Wouldn't it be nice to have a direct, face-to-face connection with God? Adam and Eve got to talk with God in the garden of Eden. Abraham spoke with God in person (Gen. 18) but that seems to have been a rare thing even for Abraham. Moses was said to talk face to face with God in Ex. 33:7-11, but ancient Israel as a whole never saw God's face or heard his voice. Who said that? Jesus himself, in John 5:37: "And the Father who sent me has testified about me himself. You have never heard his voice or seen him face to face."
Let's look at those words in context, in John 5. Jesus heals a lame man at the pool of Bethesda, where people who were "blind, lame and paralyzed" waited for an occasional miraculous healing. The Pharisees, keepers of all things righteous, objected to Jesus 'breaking' the Sabbath day. Jesus begins to explain how they don't see what is right in front of them -- explaining that he is the Son of God, so clearly that they are ready to kill him (verses 16-18). He says that he does only what he "sees his Father doing" and his Father "love the Son and shows him everything he is doing" (19-20). Jesus says that "those who listen to my message and believe in God who sent me have eternal life. They will never be condemned for their sins, but they have already passed from death into life" (24).
Again, he talks about his relationship with the Father, and the authority he carries, in 36-38: "But I have a greater witness than John—my teachings and my miracles. The Father gave me these works to accomplish, and they prove that he sent me. And the Father who sent me has testified about me himself. You have never heard his voice or seen him face to face, and you do not have his message in your hearts, because you do not believe me—the one he sent to you." To cap that off, he tells them that they are refusing to see what the Father has been showing them in the scriptures: "You search the Scriptures because you think they give you eternal life. But the Scriptures point to me! Yet you refuse to come to me to receive this life" (39-40).

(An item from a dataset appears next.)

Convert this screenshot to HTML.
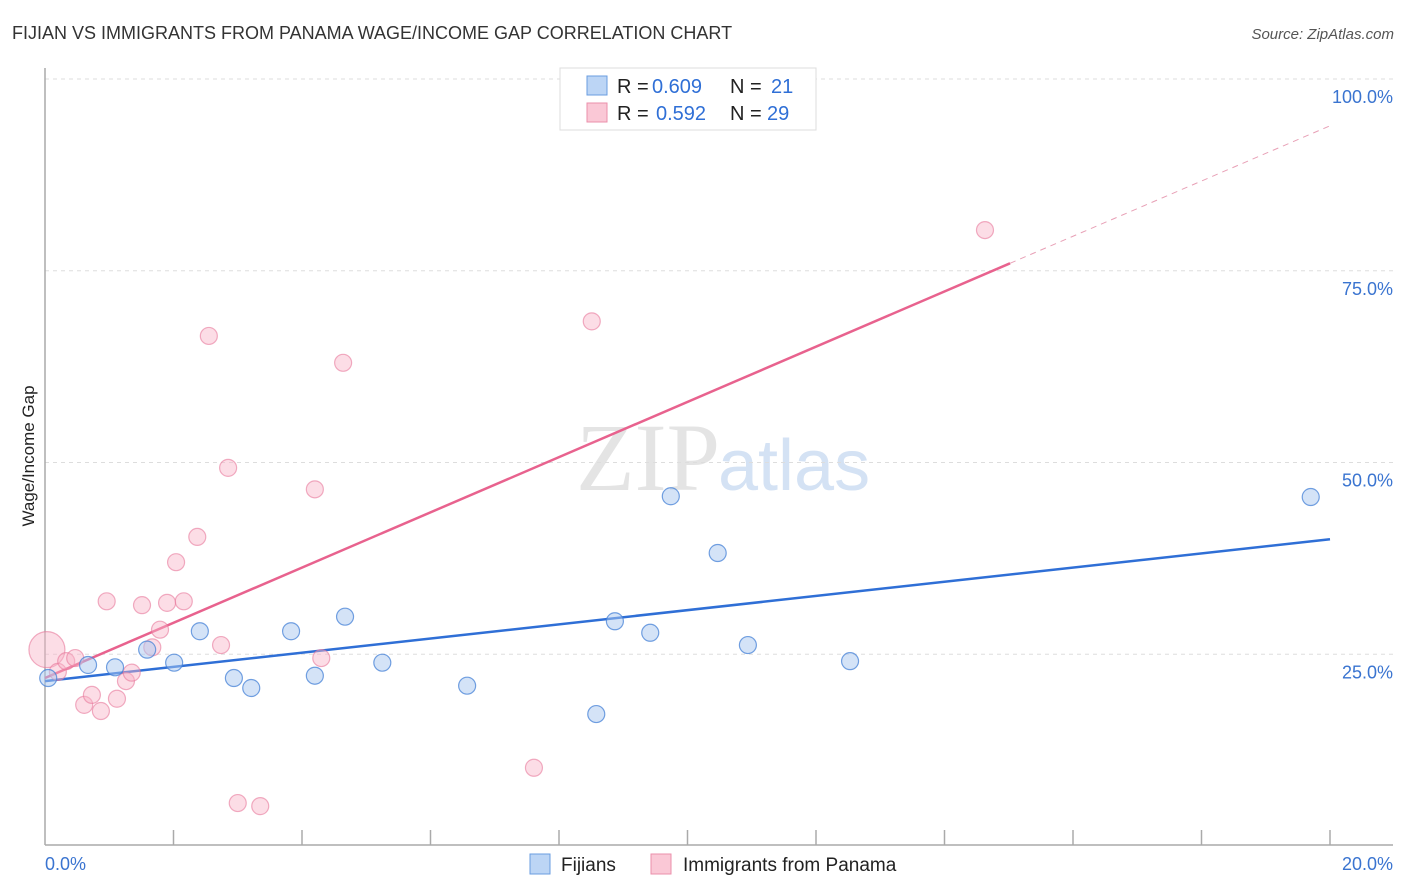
<!DOCTYPE html>
<html><head><meta charset="utf-8"><style>
body{margin:0;background:#fff;font-family:"Liberation Sans",sans-serif}
svg{display:block}
</style></head><body>
<svg id="c" width="1406" height="892" xmlns="http://www.w3.org/2000/svg">
<text x="12" y="39" font-size="18" fill="#333">FIJIAN VS IMMIGRANTS FROM PANAMA WAGE/INCOME GAP CORRELATION CHART</text>
<text x="1394" y="39" font-size="15" fill="#555" text-anchor="end" font-style="italic">Source: ZipAtlas.com</text>
<text x="720" y="490" font-size="96" fill="#e4e4e4" text-anchor="end" font-family="Liberation Serif">ZIP</text>
<text x="718" y="490" font-size="72" fill="#d4e2f4">atlas</text>
<text transform="translate(34,456) rotate(-90)" font-size="17" fill="#222" text-anchor="middle">Wage/Income Gap</text>
<g id="grid"></g><g id="trend"></g><g id="pts"></g>
<g>
<rect x="560" y="68" width="256" height="62" fill="#fff" stroke="#ddd"/>
<rect x="587" y="76" width="20" height="19" fill="#bcd5f5" stroke="#6a9de0"/>
<rect x="587" y="103" width="20" height="19" fill="#fac8d6" stroke="#eb8fab"/>
<text x="617" y="93" font-size="20" fill="#222">R =</text>
<text x="652" y="93" font-size="20" fill="#2f6fd6">0.609</text>
<text x="730" y="93" font-size="20" fill="#222">N =</text>
<text x="771" y="93" font-size="20" fill="#2f6fd6">21</text>
<text x="617" y="120" font-size="20" fill="#222">R =</text>
<text x="656" y="120" font-size="20" fill="#2f6fd6">0.592</text>
<text x="730" y="120" font-size="20" fill="#222">N =</text>
<text x="767" y="120" font-size="20" fill="#2f6fd6">29</text>
</g>
<g>
<rect x="530" y="854" width="20" height="20" fill="#bcd5f5" stroke="#6a9de0"/>
<text x="561" y="871" font-size="19" fill="#222">Fijians</text>
<rect x="651" y="854" width="20" height="20" fill="#fac8d6" stroke="#eb8fab"/>
<text x="683" y="871" font-size="19" fill="#222">Immigrants from Panama</text>
</g>
</svg>
<script>
const blueX=[0.05,0.67,1.09,1.59,2.01,2.41,2.94,3.21,3.83,4.20,4.67,5.25,6.57,8.58,8.87,9.42,9.74,10.47,10.94,12.53,19.70];
const blueY=[21.9,23.6,23.3,25.6,23.9,28.0,21.9,20.6,28.0,22.2,29.9,23.9,20.9,17.2,29.3,27.8,45.6,38.2,26.2,24.1,45.5];
const pinkX=[0.03,0.20,0.33,0.47,0.61,0.73,0.87,0.96,1.12,1.26,1.35,1.51,1.67,1.79,1.90,2.04,2.16,2.37,2.55,2.74,2.85,3.00,3.35,4.20,4.30,4.64,7.61,8.51,14.63];
const pinkY=[25.6,22.7,24.1,24.5,18.4,19.7,17.6,31.9,19.2,21.5,22.6,31.4,25.9,28.2,31.7,37.0,31.9,40.3,66.5,26.2,49.3,5.6,5.2,46.5,24.5,63.0,10.2,68.4,80.3];
const yTicks=[25,50,75,100];
const yTickLabels=["25.0%","50.0%","75.0%","100.0%"];
const blueTrend=[21.5,40.0];
const pinkTrend=[21.9,93.9];
const NS="http://www.w3.org/2000/svg";
const X=v=>45+v/20*1285, Y=v=>846-v*7.67;
function mk(p,t,a){const e=document.createElementNS(NS,t);for(const k in a)e.setAttribute(k,a[k]);p.appendChild(e);return e;}
const grid=document.getElementById('grid'),trend=document.getElementById('trend'),pts=document.getElementById('pts');
yTicks.forEach((t,i)=>{
 const l=mk(grid,'line',{x1:45,x2:1393,y1:Y(t),y2:Y(t),stroke:'#ddd','stroke-dasharray':'4,4'});
 
 
 const tx=mk(grid,'text',{x:1393,y:Y(t)+24,'font-size':18,fill:'#3a74d0','text-anchor':'end'});
 tx.textContent=yTickLabels[i];
 
 
});
mk(grid,'line',{x1:45,x2:45,y1:68,y2:845,stroke:'#aaa','stroke-width':1.5});
mk(grid,'line',{x1:45,x2:1393,y1:845,y2:845,stroke:'#aaa','stroke-width':1.5});
for(let i=1;i<=10;i++){const x=X(i*2);mk(grid,'line',{x1:x,x2:x,y1:830,y2:845,stroke:'#aaa','stroke-width':1.5});}
const xl=mk(grid,'text',{x:45,y:870,'font-size':18,fill:'#3a74d0'});xl.textContent='0.0%';


const xr=mk(grid,'text',{x:1393,y:870,'font-size':18,fill:'#3a74d0','text-anchor':'end'});xr.textContent='20.0%';


const bl=mk(trend,'line',{x1:X(0),y1:Y(blueTrend[0]),x2:X(20),y2:Y(blueTrend[1]),stroke:'#2f6fd6','stroke-width':2.5});


const pm=v=>pinkTrend[0]+(pinkTrend[1]-pinkTrend[0])*v/20;
const ps=mk(trend,'line',{x1:X(0),y1:Y(pm(0)),x2:X(15.02),y2:Y(pm(15.02)),stroke:'#e8628e','stroke-width':2.5});


const pd=mk(trend,'line',{x1:X(15.02),y1:Y(pm(15.02)),x2:X(20),y2:Y(pm(20)),stroke:'#e8a0b6','stroke-width':1,'stroke-dasharray':'6,5'});


pinkX.forEach((x,i)=>{
 const c=mk(pts,'circle',{cx:X(x),cy:Y(pinkY[i]),r:i===0?18:8.5,fill:'rgba(248,180,200,0.45)',stroke:'rgba(232,120,155,0.6)','stroke-width':1.2});
 
 
});
blueX.forEach((x,i)=>{
 const c=mk(pts,'circle',{cx:X(x),cy:Y(blueY[i]),r:8.5,fill:'rgba(170,200,240,0.5)',stroke:'rgba(70,130,215,0.75)','stroke-width':1.2});
 
 
});
</script>
</body></html>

Jesus met people who were blind, lame and paralyzed at the pool. For some reason, we only read about one whom he healed, although there could have been others, because John has a specific reason for bringing this story to us. What is it? That these Pharisees were spiritually blind, lame and paralyzed by their refusal to believe. (Watch the number of times Jesus refers to seeing and hearing in this passage.) Most of all, he points to himself as the one true Messenger from the Father. Jesus came to show us the Father (John 14:9) so that we would no longer be blind, lame or paralyzed spiritually; and so we would see the Father through him, face to face.